Task =
Reproduce the listing word for word, leaving every picture behind.

***

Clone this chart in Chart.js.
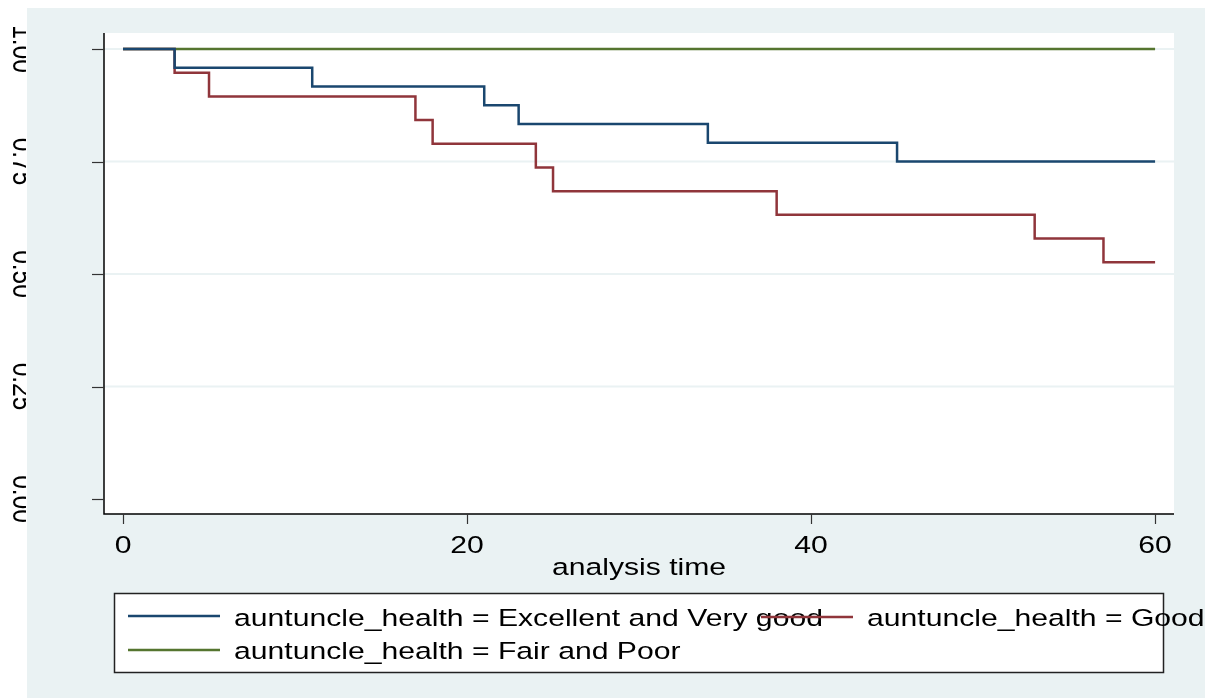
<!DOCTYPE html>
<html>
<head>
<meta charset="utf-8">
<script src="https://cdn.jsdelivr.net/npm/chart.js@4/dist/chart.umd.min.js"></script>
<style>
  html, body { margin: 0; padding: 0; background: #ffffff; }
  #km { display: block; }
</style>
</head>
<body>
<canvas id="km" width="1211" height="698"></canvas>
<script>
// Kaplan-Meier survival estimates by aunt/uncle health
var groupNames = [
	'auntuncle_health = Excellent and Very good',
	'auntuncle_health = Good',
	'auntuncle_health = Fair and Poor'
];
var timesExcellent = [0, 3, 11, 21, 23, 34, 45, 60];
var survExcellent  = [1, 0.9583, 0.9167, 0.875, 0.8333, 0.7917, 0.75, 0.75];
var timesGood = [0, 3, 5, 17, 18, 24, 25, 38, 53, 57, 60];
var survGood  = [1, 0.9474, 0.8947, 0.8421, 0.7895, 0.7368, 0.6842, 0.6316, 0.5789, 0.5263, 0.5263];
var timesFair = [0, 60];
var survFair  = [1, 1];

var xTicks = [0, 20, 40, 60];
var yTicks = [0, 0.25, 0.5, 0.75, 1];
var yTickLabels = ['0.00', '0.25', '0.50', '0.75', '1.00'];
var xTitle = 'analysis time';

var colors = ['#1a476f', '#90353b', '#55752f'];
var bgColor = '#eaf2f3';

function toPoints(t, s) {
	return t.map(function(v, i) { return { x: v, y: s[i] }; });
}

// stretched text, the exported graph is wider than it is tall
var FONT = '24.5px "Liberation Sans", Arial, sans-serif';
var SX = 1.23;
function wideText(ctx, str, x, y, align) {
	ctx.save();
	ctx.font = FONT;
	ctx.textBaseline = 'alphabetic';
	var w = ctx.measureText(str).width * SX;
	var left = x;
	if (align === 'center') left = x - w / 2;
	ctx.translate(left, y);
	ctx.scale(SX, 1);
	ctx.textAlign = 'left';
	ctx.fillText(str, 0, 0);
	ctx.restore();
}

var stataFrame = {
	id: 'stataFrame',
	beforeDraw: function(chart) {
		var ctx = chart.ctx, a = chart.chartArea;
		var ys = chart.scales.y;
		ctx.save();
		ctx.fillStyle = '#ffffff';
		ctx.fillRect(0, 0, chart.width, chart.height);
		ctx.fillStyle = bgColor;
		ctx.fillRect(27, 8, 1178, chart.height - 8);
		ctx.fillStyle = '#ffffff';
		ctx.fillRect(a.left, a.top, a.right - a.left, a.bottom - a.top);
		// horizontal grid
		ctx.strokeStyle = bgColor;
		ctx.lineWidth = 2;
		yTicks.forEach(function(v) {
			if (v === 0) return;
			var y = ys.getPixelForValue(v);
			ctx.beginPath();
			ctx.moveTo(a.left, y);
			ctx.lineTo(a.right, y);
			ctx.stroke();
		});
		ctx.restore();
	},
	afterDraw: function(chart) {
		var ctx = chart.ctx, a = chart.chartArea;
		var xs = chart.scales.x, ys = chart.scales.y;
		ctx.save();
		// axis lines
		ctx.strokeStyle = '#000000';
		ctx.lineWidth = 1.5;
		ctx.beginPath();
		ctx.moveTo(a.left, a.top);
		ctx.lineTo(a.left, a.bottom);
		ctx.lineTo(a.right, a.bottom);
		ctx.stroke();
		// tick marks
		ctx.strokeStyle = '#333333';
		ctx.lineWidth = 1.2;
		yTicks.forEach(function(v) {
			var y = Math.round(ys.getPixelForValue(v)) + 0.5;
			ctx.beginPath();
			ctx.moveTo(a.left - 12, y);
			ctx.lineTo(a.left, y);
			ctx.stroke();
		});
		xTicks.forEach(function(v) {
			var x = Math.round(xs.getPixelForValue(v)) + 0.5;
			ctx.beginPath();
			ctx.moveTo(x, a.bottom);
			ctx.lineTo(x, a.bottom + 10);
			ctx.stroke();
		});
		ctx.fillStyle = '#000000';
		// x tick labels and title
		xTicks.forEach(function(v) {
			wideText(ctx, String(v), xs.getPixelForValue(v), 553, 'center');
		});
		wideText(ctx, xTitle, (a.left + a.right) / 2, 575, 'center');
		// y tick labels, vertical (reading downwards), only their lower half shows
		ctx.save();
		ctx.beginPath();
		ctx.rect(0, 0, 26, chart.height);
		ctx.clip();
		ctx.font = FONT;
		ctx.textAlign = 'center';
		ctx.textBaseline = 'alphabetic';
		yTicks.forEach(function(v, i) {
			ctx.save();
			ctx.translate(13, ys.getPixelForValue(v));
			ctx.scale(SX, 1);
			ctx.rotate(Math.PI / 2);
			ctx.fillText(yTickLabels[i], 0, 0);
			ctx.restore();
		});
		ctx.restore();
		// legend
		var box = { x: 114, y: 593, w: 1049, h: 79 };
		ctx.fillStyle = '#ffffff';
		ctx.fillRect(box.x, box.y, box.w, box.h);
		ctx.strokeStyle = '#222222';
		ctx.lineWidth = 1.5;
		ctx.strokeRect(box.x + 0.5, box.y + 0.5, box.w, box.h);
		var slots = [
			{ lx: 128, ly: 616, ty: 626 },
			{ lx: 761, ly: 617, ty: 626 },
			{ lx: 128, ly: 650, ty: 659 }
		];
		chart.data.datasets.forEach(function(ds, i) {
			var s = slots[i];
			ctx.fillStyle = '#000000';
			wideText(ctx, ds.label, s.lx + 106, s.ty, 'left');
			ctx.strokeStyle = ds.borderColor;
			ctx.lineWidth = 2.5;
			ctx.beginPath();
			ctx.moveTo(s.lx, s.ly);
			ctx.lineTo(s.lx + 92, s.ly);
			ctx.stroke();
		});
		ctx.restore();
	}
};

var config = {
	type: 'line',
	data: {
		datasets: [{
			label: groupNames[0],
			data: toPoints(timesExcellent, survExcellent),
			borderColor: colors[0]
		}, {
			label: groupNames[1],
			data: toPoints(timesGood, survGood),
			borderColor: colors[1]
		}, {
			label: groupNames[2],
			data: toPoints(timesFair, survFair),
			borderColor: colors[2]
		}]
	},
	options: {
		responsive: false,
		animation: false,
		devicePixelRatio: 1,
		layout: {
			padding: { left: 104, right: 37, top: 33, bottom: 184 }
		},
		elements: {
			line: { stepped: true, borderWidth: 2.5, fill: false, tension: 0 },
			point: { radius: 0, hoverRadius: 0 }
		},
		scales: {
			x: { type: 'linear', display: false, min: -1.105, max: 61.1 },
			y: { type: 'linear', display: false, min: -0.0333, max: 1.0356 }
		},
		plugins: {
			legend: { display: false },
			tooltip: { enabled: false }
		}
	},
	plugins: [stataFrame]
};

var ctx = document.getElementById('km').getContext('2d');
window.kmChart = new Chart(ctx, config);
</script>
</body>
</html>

***

Full response =
Clone this chart in Chart.js.
<!DOCTYPE html>
<html>
<head>
<meta charset="utf-8">
<script src="https://cdn.jsdelivr.net/npm/chart.js@4/dist/chart.umd.min.js"></script>
<style>
  html, body { margin: 0; padding: 0; background: #ffffff; }
  #km { display: block; }
</style>
</head>
<body>
<canvas id="km" width="1211" height="698"></canvas>
<script>
// Kaplan-Meier survival estimates by aunt/uncle health
var groupNames = [
	'auntuncle_health = Excellent and Very good',
	'auntuncle_health = Good',
	'auntuncle_health = Fair and Poor'
];
var timesExcellent = [0, 3, 11, 21, 23, 34, 45, 60];
var survExcellent  = [1, 0.9583, 0.9167, 0.875, 0.8333, 0.7917, 0.75, 0.75];
var timesGood = [0, 3, 5, 17, 18, 24, 25, 38, 53, 57, 60];
var survGood  = [1, 0.9474, 0.8947, 0.8421, 0.7895, 0.7368, 0.6842, 0.6316, 0.5789, 0.5263, 0.5263];
var timesFair = [0, 60];
var survFair  = [1, 1];

var xTicks = [0, 20, 40, 60];
var yTicks = [0, 0.25, 0.5, 0.75, 1];
var yTickLabels = ['0.00', '0.25', '0.50', '0.75', '1.00'];
var xTitle = 'analysis time';

var colors = ['#1a476f', '#90353b', '#55752f'];
var bgColor = '#eaf2f3';

function toPoints(t, s) {
	return t.map(function(v, i) { return { x: v, y: s[i] }; });
}

// stretched text, the exported graph is wider than it is tall
var FONT = '24.5px "Liberation Sans", Arial, sans-serif';
var SX = 1.23;
function wideText(ctx, str, x, y, align) {
	ctx.save();
	ctx.font = FONT;
	ctx.textBaseline = 'alphabetic';
	var w = ctx.measureText(str).width * SX;
	var left = x;
	if (align === 'center') left = x - w / 2;
	ctx.translate(left, y);
	ctx.scale(SX, 1);
	ctx.textAlign = 'left';
	ctx.fillText(str, 0, 0);
	ctx.restore();
}

var stataFrame = {
	id: 'stataFrame',
	beforeDraw: function(chart) {
		var ctx = chart.ctx, a = chart.chartArea;
		var ys = chart.scales.y;
		ctx.save();
		ctx.fillStyle = '#ffffff';
		ctx.fillRect(0, 0, chart.width, chart.height);
		ctx.fillStyle = bgColor;
		ctx.fillRect(27, 8, 1178, chart.height - 8);
		ctx.fillStyle = '#ffffff';
		ctx.fillRect(a.left, a.top, a.right - a.left, a.bottom - a.top);
		// horizontal grid
		ctx.strokeStyle = bgColor;
		ctx.lineWidth = 2;
		yTicks.forEach(function(v) {
			if (v === 0) return;
			var y = ys.getPixelForValue(v);
			ctx.beginPath();
			ctx.moveTo(a.left, y);
			ctx.lineTo(a.right, y);
			ctx.stroke();
		});
		ctx.restore();
	},
	afterDraw: function(chart) {
		var ctx = chart.ctx, a = chart.chartArea;
		var xs = chart.scales.x, ys = chart.scales.y;
		ctx.save();
		// axis lines
		ctx.strokeStyle = '#000000';
		ctx.lineWidth = 1.5;
		ctx.beginPath();
		ctx.moveTo(a.left, a.top);
		ctx.lineTo(a.left, a.bottom);
		ctx.lineTo(a.right, a.bottom);
		ctx.stroke();
		// tick marks
		ctx.strokeStyle = '#333333';
		ctx.lineWidth = 1.2;
		yTicks.forEach(function(v) {
			var y = Math.round(ys.getPixelForValue(v)) + 0.5;
			ctx.beginPath();
			ctx.moveTo(a.left - 12, y);
			ctx.lineTo(a.left, y);
			ctx.stroke();
		});
		xTicks.forEach(function(v) {
			var x = Math.round(xs.getPixelForValue(v)) + 0.5;
			ctx.beginPath();
			ctx.moveTo(x, a.bottom);
			ctx.lineTo(x, a.bottom + 10);
			ctx.stroke();
		});
		ctx.fillStyle = '#000000';
		// x tick labels and title
		xTicks.forEach(function(v) {
			wideText(ctx, String(v), xs.getPixelForValue(v), 553, 'center');
		});
		wideText(ctx, xTitle, (a.left + a.right) / 2, 575, 'center');
		// y tick labels, vertical (reading downwards), only their lower half shows
		ctx.save();
		ctx.beginPath();
		ctx.rect(0, 0, 26, chart.height);
		ctx.clip();
		ctx.font = FONT;
		ctx.textAlign = 'center';
		ctx.textBaseline = 'alphabetic';
		yTicks.forEach(function(v, i) {
			ctx.save();
			ctx.translate(13, ys.getPixelForValue(v));
			ctx.scale(SX, 1);
			ctx.rotate(Math.PI / 2);
			ctx.fillText(yTickLabels[i], 0, 0);
			ctx.restore();
		});
		ctx.restore();
		// legend
		var box = { x: 114, y: 593, w: 1049, h: 79 };
		ctx.fillStyle = '#ffffff';
		ctx.fillRect(box.x, box.y, box.w, box.h);
		ctx.strokeStyle = '#222222';
		ctx.lineWidth = 1.5;
		ctx.strokeRect(box.x + 0.5, box.y + 0.5, box.w, box.h);
		var slots = [
			{ lx: 128, ly: 616, ty: 626 },
			{ lx: 761, ly: 617, ty: 626 },
			{ lx: 128, ly: 650, ty: 659 }
		];
		chart.data.datasets.forEach(function(ds, i) {
			var s = slots[i];
			ctx.fillStyle = '#000000';
			wideText(ctx, ds.label, s.lx + 106, s.ty, 'left');
			ctx.strokeStyle = ds.borderColor;
			ctx.lineWidth = 2.5;
			ctx.beginPath();
			ctx.moveTo(s.lx, s.ly);
			ctx.lineTo(s.lx + 92, s.ly);
			ctx.stroke();
		});
		ctx.restore();
	}
};

var config = {
	type: 'line',
	data: {
		datasets: [{
			label: groupNames[0],
			data: toPoints(timesExcellent, survExcellent),
			borderColor: colors[0]
		}, {
			label: groupNames[1],
			data: toPoints(timesGood, survGood),
			borderColor: colors[1]
		}, {
			label: groupNames[2],
			data: toPoints(timesFair, survFair),
			borderColor: colors[2]
		}]
	},
	options: {
		responsive: false,
		animation: false,
		devicePixelRatio: 1,
		layout: {
			padding: { left: 104, right: 37, top: 33, bottom: 184 }
		},
		elements: {
			line: { stepped: true, borderWidth: 2.5, fill: false, tension: 0 },
			point: { radius: 0, hoverRadius: 0 }
		},
		scales: {
			x: { type: 'linear', display: false, min: -1.105, max: 61.1 },
			y: { type: 'linear', display: false, min: -0.0333, max: 1.0356 }
		},
		plugins: {
			legend: { display: false },
			tooltip: { enabled: false }
		}
	},
	plugins: [stataFrame]
};

var ctx = document.getElementById('km').getContext('2d');
window.kmChart = new Chart(ctx, config);
</script>
</body>
</html>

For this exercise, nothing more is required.